In an effort to reduce this toll, a task force convened by the National Athletic Trainers' Association issued guidelines last week to help high school and college athletic programs respond faster to sudden cardiac arrest, or SCA.
SCA occurs when an electrical malfunction in the heart causes it to contract rapidly and erratically so that it stops pumping blood.
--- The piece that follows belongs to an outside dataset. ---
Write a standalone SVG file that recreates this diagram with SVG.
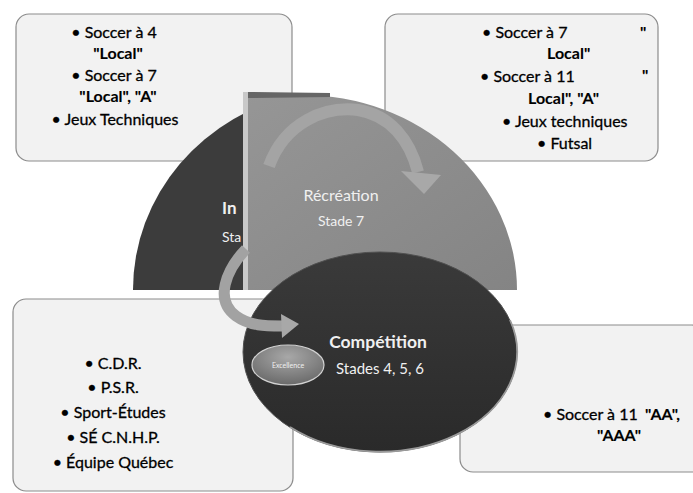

Though victims are often later found to have underlying structural heart abnormalities that increase the risk of such malfunctions, for most, SCA is the first sign that something is amiss. (One of those abnormalities, hypertrophic cardiomyopathy -- a thickening of the heart muscle that makes it harder for the heart to pump -- affects one in 500 people, according to the American Heart Association, and isn't typically discovered in the physicals that most students take before joining athletic teams.)
Strenuous physical activity is thought to trigger SCA, 90 percent of whose victims are male, according to physician Jonathan Drezner, associate director of the sports medicine program at the University of Washington in Seattle and lead author of the task force's consensus statement.
SCA can be halted by speedy use of a defibrillator, which delivers an electric shock that can correct the abnormal heart rhythm. But the window for use is small -- ideally, within five minutes after collapse -- and too often help comes too late or not at all. In the absence of a defibrillator, cardiopulmonary resuscitation (CPR) may improve chances of survival, by helping circulate some blood to the lungs and brain. But it won't correct the arrythmia.
"Survival in young athletes with cardiac arrest has been very poor for many years, around 10 percent," Drezner said. "Our goal is to help high school and college athletic programs prepare for and respond to cardiac emergencies."
The task force issued its statement, which emphasizes comprehensive emergency planning, in the April edition of Heart Rhythm, the journal of the Heart Rhythm Society. Among the top recommendations for schools:
· Decide who's going to do what -- including who's going to communicate with whom -- in an emergency, and practice your response plan.
· Train key people in CPR and the use of automated external defibrillators, or AEDs.